What to do:
Exclude the pictures and return every line exactly as written.
.....
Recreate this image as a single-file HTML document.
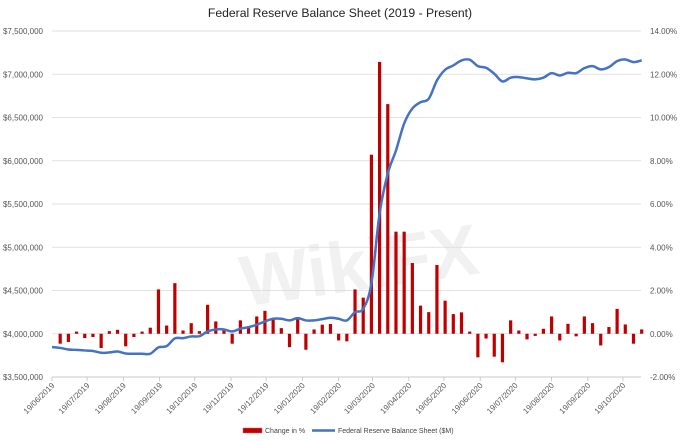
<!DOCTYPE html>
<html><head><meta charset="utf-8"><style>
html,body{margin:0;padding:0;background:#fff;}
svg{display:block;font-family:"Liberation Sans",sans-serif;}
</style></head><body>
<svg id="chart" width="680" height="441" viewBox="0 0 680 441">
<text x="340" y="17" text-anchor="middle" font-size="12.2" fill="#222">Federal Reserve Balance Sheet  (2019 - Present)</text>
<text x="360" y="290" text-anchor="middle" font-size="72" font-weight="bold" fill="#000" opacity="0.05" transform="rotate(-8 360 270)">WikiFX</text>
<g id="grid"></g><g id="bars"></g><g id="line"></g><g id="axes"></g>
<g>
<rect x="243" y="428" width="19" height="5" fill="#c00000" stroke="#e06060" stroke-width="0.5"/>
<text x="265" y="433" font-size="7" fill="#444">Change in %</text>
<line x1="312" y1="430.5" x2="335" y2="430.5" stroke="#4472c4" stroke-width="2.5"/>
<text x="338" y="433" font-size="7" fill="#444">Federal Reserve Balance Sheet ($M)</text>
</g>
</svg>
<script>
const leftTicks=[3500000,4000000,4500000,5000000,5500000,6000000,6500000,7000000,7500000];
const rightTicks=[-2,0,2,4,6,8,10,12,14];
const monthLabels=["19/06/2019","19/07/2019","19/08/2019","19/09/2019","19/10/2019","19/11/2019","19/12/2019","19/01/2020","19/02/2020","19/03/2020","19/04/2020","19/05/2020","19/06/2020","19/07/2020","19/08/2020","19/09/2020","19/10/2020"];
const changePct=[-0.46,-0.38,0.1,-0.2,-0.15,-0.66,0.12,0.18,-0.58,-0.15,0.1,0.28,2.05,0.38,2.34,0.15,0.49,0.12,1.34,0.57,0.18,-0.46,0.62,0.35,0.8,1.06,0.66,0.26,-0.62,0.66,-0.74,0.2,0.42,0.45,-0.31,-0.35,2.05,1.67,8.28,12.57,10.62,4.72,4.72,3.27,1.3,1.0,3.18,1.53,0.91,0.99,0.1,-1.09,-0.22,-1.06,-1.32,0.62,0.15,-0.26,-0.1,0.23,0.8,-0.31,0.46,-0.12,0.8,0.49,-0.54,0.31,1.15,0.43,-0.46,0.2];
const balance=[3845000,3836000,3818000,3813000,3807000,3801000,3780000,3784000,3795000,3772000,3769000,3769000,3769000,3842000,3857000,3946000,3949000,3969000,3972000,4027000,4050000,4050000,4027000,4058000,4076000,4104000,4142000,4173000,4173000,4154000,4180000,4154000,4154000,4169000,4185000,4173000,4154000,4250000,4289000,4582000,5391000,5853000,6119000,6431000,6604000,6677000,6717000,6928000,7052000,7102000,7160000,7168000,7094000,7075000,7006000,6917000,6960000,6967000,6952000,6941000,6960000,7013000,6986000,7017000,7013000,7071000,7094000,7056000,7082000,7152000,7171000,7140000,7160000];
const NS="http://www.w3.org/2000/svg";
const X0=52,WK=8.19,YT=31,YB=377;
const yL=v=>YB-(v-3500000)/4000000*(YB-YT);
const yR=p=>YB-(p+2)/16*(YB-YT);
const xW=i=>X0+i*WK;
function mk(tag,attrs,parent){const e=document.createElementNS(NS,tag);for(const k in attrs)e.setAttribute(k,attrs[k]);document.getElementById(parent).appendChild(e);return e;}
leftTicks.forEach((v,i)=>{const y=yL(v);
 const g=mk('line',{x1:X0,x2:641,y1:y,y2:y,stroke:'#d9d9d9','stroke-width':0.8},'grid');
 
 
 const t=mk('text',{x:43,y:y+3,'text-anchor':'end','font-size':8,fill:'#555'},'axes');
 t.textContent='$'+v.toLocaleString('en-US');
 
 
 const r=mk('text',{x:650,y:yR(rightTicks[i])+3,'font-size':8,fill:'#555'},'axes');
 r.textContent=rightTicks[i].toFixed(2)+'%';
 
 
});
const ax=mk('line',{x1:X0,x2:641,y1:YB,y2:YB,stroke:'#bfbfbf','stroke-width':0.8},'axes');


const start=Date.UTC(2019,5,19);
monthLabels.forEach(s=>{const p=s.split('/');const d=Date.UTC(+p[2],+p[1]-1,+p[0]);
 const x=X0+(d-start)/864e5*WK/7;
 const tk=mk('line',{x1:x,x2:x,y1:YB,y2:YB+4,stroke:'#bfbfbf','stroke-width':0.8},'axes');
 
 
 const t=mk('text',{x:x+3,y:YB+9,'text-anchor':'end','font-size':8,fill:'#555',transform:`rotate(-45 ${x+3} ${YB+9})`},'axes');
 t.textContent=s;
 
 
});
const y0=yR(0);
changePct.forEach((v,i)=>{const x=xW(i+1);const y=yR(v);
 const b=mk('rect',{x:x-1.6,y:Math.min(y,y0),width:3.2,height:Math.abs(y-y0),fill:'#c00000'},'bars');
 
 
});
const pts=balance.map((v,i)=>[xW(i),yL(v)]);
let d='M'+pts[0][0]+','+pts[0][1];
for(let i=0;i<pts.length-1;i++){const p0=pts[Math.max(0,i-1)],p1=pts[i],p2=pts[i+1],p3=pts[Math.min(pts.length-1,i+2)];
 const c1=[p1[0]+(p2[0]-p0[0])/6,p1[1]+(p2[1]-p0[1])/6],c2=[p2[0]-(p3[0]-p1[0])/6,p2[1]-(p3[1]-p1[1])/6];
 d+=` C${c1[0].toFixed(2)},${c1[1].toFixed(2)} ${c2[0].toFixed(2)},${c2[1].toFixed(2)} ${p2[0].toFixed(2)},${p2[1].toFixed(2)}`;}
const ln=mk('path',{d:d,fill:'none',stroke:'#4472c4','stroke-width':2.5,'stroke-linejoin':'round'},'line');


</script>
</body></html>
.....
Written response:
Recreate this image as a single-file HTML document.
<!DOCTYPE html>
<html><head><meta charset="utf-8"><style>
html,body{margin:0;padding:0;background:#fff;}
svg{display:block;font-family:"Liberation Sans",sans-serif;}
</style></head><body>
<svg id="chart" width="680" height="441" viewBox="0 0 680 441">
<text x="340" y="17" text-anchor="middle" font-size="12.2" fill="#222">Federal Reserve Balance Sheet  (2019 - Present)</text>
<text x="360" y="290" text-anchor="middle" font-size="72" font-weight="bold" fill="#000" opacity="0.05" transform="rotate(-8 360 270)">WikiFX</text>
<g id="grid"></g><g id="bars"></g><g id="line"></g><g id="axes"></g>
<g>
<rect x="243" y="428" width="19" height="5" fill="#c00000" stroke="#e06060" stroke-width="0.5"/>
<text x="265" y="433" font-size="7" fill="#444">Change in %</text>
<line x1="312" y1="430.5" x2="335" y2="430.5" stroke="#4472c4" stroke-width="2.5"/>
<text x="338" y="433" font-size="7" fill="#444">Federal Reserve Balance Sheet ($M)</text>
</g>
</svg>
<script>
const leftTicks=[3500000,4000000,4500000,5000000,5500000,6000000,6500000,7000000,7500000];
const rightTicks=[-2,0,2,4,6,8,10,12,14];
const monthLabels=["19/06/2019","19/07/2019","19/08/2019","19/09/2019","19/10/2019","19/11/2019","19/12/2019","19/01/2020","19/02/2020","19/03/2020","19/04/2020","19/05/2020","19/06/2020","19/07/2020","19/08/2020","19/09/2020","19/10/2020"];
const changePct=[-0.46,-0.38,0.1,-0.2,-0.15,-0.66,0.12,0.18,-0.58,-0.15,0.1,0.28,2.05,0.38,2.34,0.15,0.49,0.12,1.34,0.57,0.18,-0.46,0.62,0.35,0.8,1.06,0.66,0.26,-0.62,0.66,-0.74,0.2,0.42,0.45,-0.31,-0.35,2.05,1.67,8.28,12.57,10.62,4.72,4.72,3.27,1.3,1.0,3.18,1.53,0.91,0.99,0.1,-1.09,-0.22,-1.06,-1.32,0.62,0.15,-0.26,-0.1,0.23,0.8,-0.31,0.46,-0.12,0.8,0.49,-0.54,0.31,1.15,0.43,-0.46,0.2];
const balance=[3845000,3836000,3818000,3813000,3807000,3801000,3780000,3784000,3795000,3772000,3769000,3769000,3769000,3842000,3857000,3946000,3949000,3969000,3972000,4027000,4050000,4050000,4027000,4058000,4076000,4104000,4142000,4173000,4173000,4154000,4180000,4154000,4154000,4169000,4185000,4173000,4154000,4250000,4289000,4582000,5391000,5853000,6119000,6431000,6604000,6677000,6717000,6928000,7052000,7102000,7160000,7168000,7094000,7075000,7006000,6917000,6960000,6967000,6952000,6941000,6960000,7013000,6986000,7017000,7013000,7071000,7094000,7056000,7082000,7152000,7171000,7140000,7160000];
const NS="http://www.w3.org/2000/svg";
const X0=52,WK=8.19,YT=31,YB=377;
const yL=v=>YB-(v-3500000)/4000000*(YB-YT);
const yR=p=>YB-(p+2)/16*(YB-YT);
const xW=i=>X0+i*WK;
function mk(tag,attrs,parent){const e=document.createElementNS(NS,tag);for(const k in attrs)e.setAttribute(k,attrs[k]);document.getElementById(parent).appendChild(e);return e;}
leftTicks.forEach((v,i)=>{const y=yL(v);
 const g=mk('line',{x1:X0,x2:641,y1:y,y2:y,stroke:'#d9d9d9','stroke-width':0.8},'grid');
 
 
 const t=mk('text',{x:43,y:y+3,'text-anchor':'end','font-size':8,fill:'#555'},'axes');
 t.textContent='$'+v.toLocaleString('en-US');
 
 
 const r=mk('text',{x:650,y:yR(rightTicks[i])+3,'font-size':8,fill:'#555'},'axes');
 r.textContent=rightTicks[i].toFixed(2)+'%';
 
 
});
const ax=mk('line',{x1:X0,x2:641,y1:YB,y2:YB,stroke:'#bfbfbf','stroke-width':0.8},'axes');


const start=Date.UTC(2019,5,19);
monthLabels.forEach(s=>{const p=s.split('/');const d=Date.UTC(+p[2],+p[1]-1,+p[0]);
 const x=X0+(d-start)/864e5*WK/7;
 const tk=mk('line',{x1:x,x2:x,y1:YB,y2:YB+4,stroke:'#bfbfbf','stroke-width':0.8},'axes');
 
 
 const t=mk('text',{x:x+3,y:YB+9,'text-anchor':'end','font-size':8,fill:'#555',transform:`rotate(-45 ${x+3} ${YB+9})`},'axes');
 t.textContent=s;
 
 
});
const y0=yR(0);
changePct.forEach((v,i)=>{const x=xW(i+1);const y=yR(v);
 const b=mk('rect',{x:x-1.6,y:Math.min(y,y0),width:3.2,height:Math.abs(y-y0),fill:'#c00000'},'bars');
 
 
});
const pts=balance.map((v,i)=>[xW(i),yL(v)]);
let d='M'+pts[0][0]+','+pts[0][1];
for(let i=0;i<pts.length-1;i++){const p0=pts[Math.max(0,i-1)],p1=pts[i],p2=pts[i+1],p3=pts[Math.min(pts.length-1,i+2)];
 const c1=[p1[0]+(p2[0]-p0[0])/6,p1[1]+(p2[1]-p0[1])/6],c2=[p2[0]-(p3[0]-p1[0])/6,p2[1]-(p3[1]-p1[1])/6];
 d+=` C${c1[0].toFixed(2)},${c1[1].toFixed(2)} ${c2[0].toFixed(2)},${c2[1].toFixed(2)} ${p2[0].toFixed(2)},${p2[1].toFixed(2)}`;}
const ln=mk('path',{d:d,fill:'none',stroke:'#4472c4','stroke-width':2.5,'stroke-linejoin':'round'},'line');


</script>
</body></html>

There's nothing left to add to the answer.